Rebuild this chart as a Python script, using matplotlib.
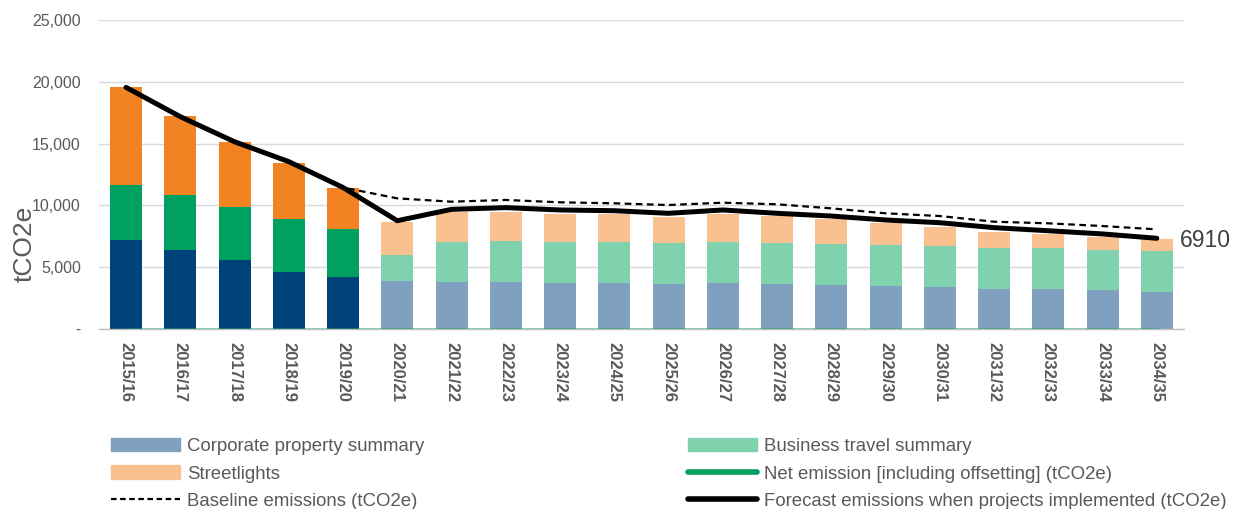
import matplotlib
matplotlib.use("Agg")
import matplotlib.pyplot as plt
from matplotlib.patches import Patch
from matplotlib.lines import Line2D
from matplotlib.ticker import FuncFormatter

plt.rcParams['font.family'] = ['Liberation Sans', 'DejaVu Sans']

years = ['2015/16', '2016/17', '2017/18', '2018/19', '2019/20', '2020/21', '2021/22',
         '2022/23', '2023/24', '2024/25', '2025/26', '2026/27', '2027/28', '2028/29',
         '2029/30', '2030/31', '2031/32', '2032/33', '2033/34', '2034/35']
corporate = [7200, 6390, 5580, 4610, 4210, 3880, 3800, 3800, 3720, 3720, 3640, 3720,
             3640, 3560, 3480, 3370, 3260, 3240, 3160, 2990]
business = [4450, 4450, 4290, 4290, 3880, 2110, 3260, 3300, 3320, 3320, 3320, 3320,
            3320, 3320, 3320, 3350, 3290, 3310, 3260, 3350]
streetlights = [7930, 6390, 5260, 4530, 3320, 2690, 2410, 2400, 2260, 2260, 2120, 2260,
                2180, 2020, 1800, 1560, 1330, 1110, 1000, 970]
net_emission = [0] * 20
baseline = [19550, 17180, 15150, 13540, 11450, 10570, 10300, 10440, 10250, 10170, 10030,
            10220, 10090, 9760, 9360, 9140, 8680, 8550, 8330, 8060]
forecast = [19550, 17180, 15150, 13540, 11450, 8760, 9680, 9820, 9630, 9570, 9360, 9630,
            9360, 9140, 8820, 8600, 8200, 7950, 7690, 7340]
end_label = "6910"
n_actual = 5

dark = {'corp': '#00427A', 'bus': '#00A160', 'str': '#F28322'}
light = {'corp': '#7FA1BF', 'bus': '#80D1AE', 'str': '#F9C190'}
grey = '#595959'

fig = plt.figure(figsize=(12.33, 5.09), dpi=100)
ax = fig.add_axes([98.9 / 1233, 1 - 329 / 509, 1085 / 1233, 309 / 509])

x = list(range(len(years)))
def cols(key):
    return [dark[key] if i < n_actual else light[key] for i in x]

w = 0.59
ax.bar(x, corporate, width=w, color=cols('corp'), zorder=2)
bot2 = [a for a in corporate]
ax.bar(x, business, width=w, bottom=bot2, color=cols('bus'), zorder=2)
bot3 = [a + b for a, b in zip(corporate, business)]
ax.bar(x, streetlights, width=w, bottom=bot3, color=cols('str'), zorder=2)

ax.plot(x, net_emission, color='#00A160', lw=2.0, zorder=3, alpha=0.45)
ax.plot(x, baseline, color='black', lw=1.6, dashes=(3, 2), zorder=3)
ax.plot(x, forecast, color='black', lw=3.6, solid_capstyle='round',
        solid_joinstyle='round', zorder=4)

ax.text(19.42, 7200, end_label, fontsize=16.5, color='#404040', va='center', ha='left',
        clip_on=False)

ax.set_xlim(-0.5, 19.5)
ax.set_ylim(0, 25000)
ax.set_yticks(range(0, 25001, 5000))
ax.yaxis.set_major_formatter(FuncFormatter(lambda v, p: '-' if v == 0 else f'{int(v):,}'))
ax.grid(axis='y', color='#D9D9D9', lw=1, zorder=0)
ax.set_axisbelow(True)
ax.set_xticks(x)
ax.set_xticklabels(years, rotation=-90, fontweight='bold', fontsize=12, color=grey)
ax.tick_params(axis='x', length=0, pad=9)
ax.tick_params(axis='y', length=0, pad=13, labelsize=11.5, labelcolor=grey)
for s in ['top', 'right', 'left']:
    ax.spines[s].set_visible(False)
ax.spines['bottom'].set_color('#BFBFBF')
ax.spines['bottom'].set_linewidth(1)

ax.text(-0.068, 0.275, 'tCO2e', transform=ax.transAxes, rotation=90, fontsize=19,
        color=grey, ha='center', va='center')

h_corp = Patch(color=light['corp'])
h_str = Patch(color=light['str'])
h_base = Line2D([], [], color='black', lw=1.6, dashes=(2.5, 1.6))
h_bus = Patch(color=light['bus'])
h_net = Line2D([], [], color='#00A160', lw=4, solid_capstyle='round')
h_fc = Line2D([], [], color='black', lw=4, solid_capstyle='round')

common = dict(frameon=False, fontsize=13.4, handlelength=3.7, handletextpad=0.4,
              labelspacing=0.56, borderpad=0, borderaxespad=0, loc='center left',
              labelcolor=grey)
fig.legend([h_corp, h_str, h_base],
           ['Corporate property summary', 'Streetlights', 'Baseline emissions (tCO2e)'],
           bbox_to_anchor=(111 / 1233, 1 - 474 / 509), **common)
fig.legend([h_bus, h_net, h_fc],
           ['Business travel summary', 'Net emission [including offsetting] (tCO2e)',
            'Forecast emissions when projects implemented (tCO2e)'],
           bbox_to_anchor=(688 / 1233, 1 - 474 / 509), **common)

fig.savefig('out.png', dpi=100)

* * * * * * * * *

YOUR INSTRUCTIONS »
Go from the first line of the listing to the line holding "bottom=bot3, color=cols('str'), zorder=2)" and, please, transcribe those lines exactly, both included, with no pictures.

WORKED SOLUTION »
Rebuild this chart as a Python script, using matplotlib.
import matplotlib
matplotlib.use("Agg")
import matplotlib.pyplot as plt
from matplotlib.patches import Patch
from matplotlib.lines import Line2D
from matplotlib.ticker import FuncFormatter

plt.rcParams['font.family'] = ['Liberation Sans', 'DejaVu Sans']

years = ['2015/16', '2016/17', '2017/18', '2018/19', '2019/20', '2020/21', '2021/22',
         '2022/23', '2023/24', '2024/25', '2025/26', '2026/27', '2027/28', '2028/29',
         '2029/30', '2030/31', '2031/32', '2032/33', '2033/34', '2034/35']
corporate = [7200, 6390, 5580, 4610, 4210, 3880, 3800, 3800, 3720, 3720, 3640, 3720,
             3640, 3560, 3480, 3370, 3260, 3240, 3160, 2990]
business = [4450, 4450, 4290, 4290, 3880, 2110, 3260, 3300, 3320, 3320, 3320, 3320,
            3320, 3320, 3320, 3350, 3290, 3310, 3260, 3350]
streetlights = [7930, 6390, 5260, 4530, 3320, 2690, 2410, 2400, 2260, 2260, 2120, 2260,
                2180, 2020, 1800, 1560, 1330, 1110, 1000, 970]
net_emission = [0] * 20
baseline = [19550, 17180, 15150, 13540, 11450, 10570, 10300, 10440, 10250, 10170, 10030,
            10220, 10090, 9760, 9360, 9140, 8680, 8550, 8330, 8060]
forecast = [19550, 17180, 15150, 13540, 11450, 8760, 9680, 9820, 9630, 9570, 9360, 9630,
            9360, 9140, 8820, 8600, 8200, 7950, 7690, 7340]
end_label = "6910"
n_actual = 5

dark = {'corp': '#00427A', 'bus': '#00A160', 'str': '#F28322'}
light = {'corp': '#7FA1BF', 'bus': '#80D1AE', 'str': '#F9C190'}
grey = '#595959'

fig = plt.figure(figsize=(12.33, 5.09), dpi=100)
ax = fig.add_axes([98.9 / 1233, 1 - 329 / 509, 1085 / 1233, 309 / 509])

x = list(range(len(years)))
def cols(key):
    return [dark[key] if i < n_actual else light[key] for i in x]

w = 0.59
ax.bar(x, corporate, width=w, color=cols('corp'), zorder=2)
bot2 = [a for a in corporate]
ax.bar(x, business, width=w, bottom=bot2, color=cols('bus'), zorder=2)
bot3 = [a + b for a, b in zip(corporate, business)]
ax.bar(x, streetlights, width=w, bottom=bot3, color=cols('str'), zorder=2)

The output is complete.